Petition for Certiorari and Implications

On June 28, 2012, plaintiffs filed a petition for certiorari with the United States Supreme Court. In their petition, plaintiffs relied on the current Administrative Review Board’s (“ARB”) decision in Spinner v. Landau & Assocs. LLC, 2012 WL 2073374 (ARB May 31, 2012), issued less than four months after the First Circuit’s decision. The ARB had never before directly addressed the question of coverage for employees of contractors and subcontractors to public employers. In Spinner, the ARB reached the opposite conclusion from the First Circuit and extended SOX protections to employees of privately held contractors or subcontractors of a public company. Plaintiffs argued that, because the ARB will apply its decision in Spinner to administrative claims arising in every circuit other than the First Circuit, the Supreme Court should resolve the issue. The Court granted their petition for certiorari on May 20, 2013.

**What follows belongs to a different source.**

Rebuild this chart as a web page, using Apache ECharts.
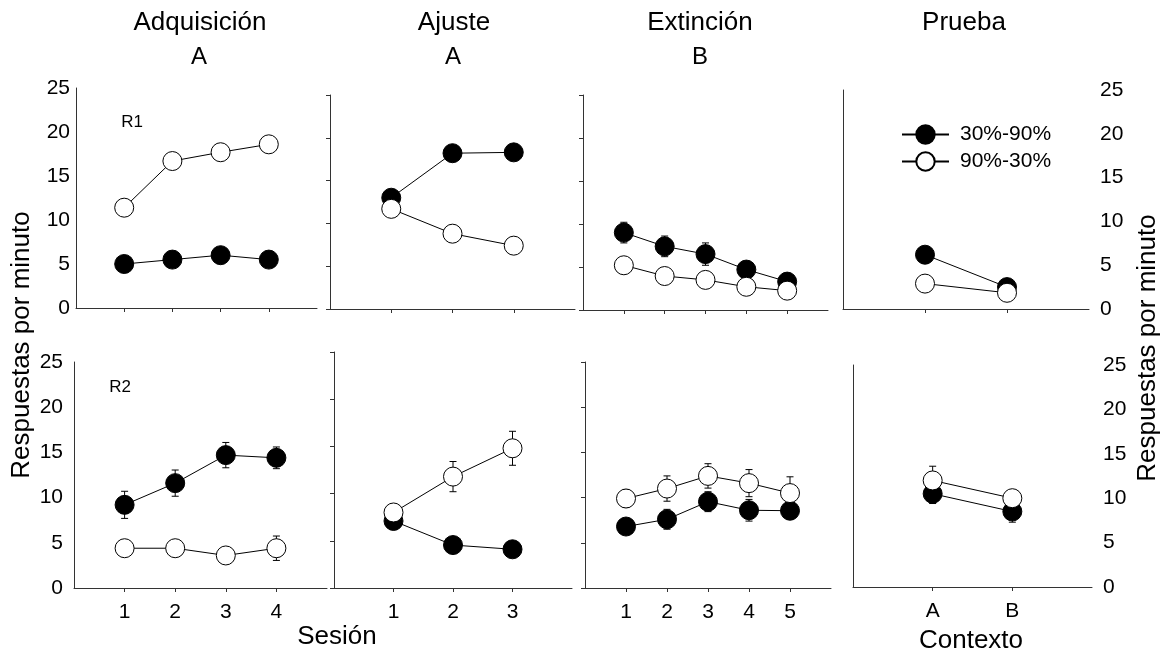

The Court will therefore decide “whether an employee of a privately held contractor or subcontractor of a public company is protected from retaliation by Section 806 of the Sarbanes-Oxley Act, 18 U.S.C. § 1514A.” In so doing, the Court may also resolve (i) the degree to which courts will defer to the Department of Labor on issues relating to the interpretation of SOX, (ii) whether the SOX whistleblower provision will be interpreted in accordance with the purpose of SOX, i.e., the protection of the investing public from fraud by public companies or (iii) whether SOX has instead been transformed (by the current Department of Labor) into a general whistleblower protection statute, completely divorced from the statute’s overall purpose of rooting out public company fraud on shareholders.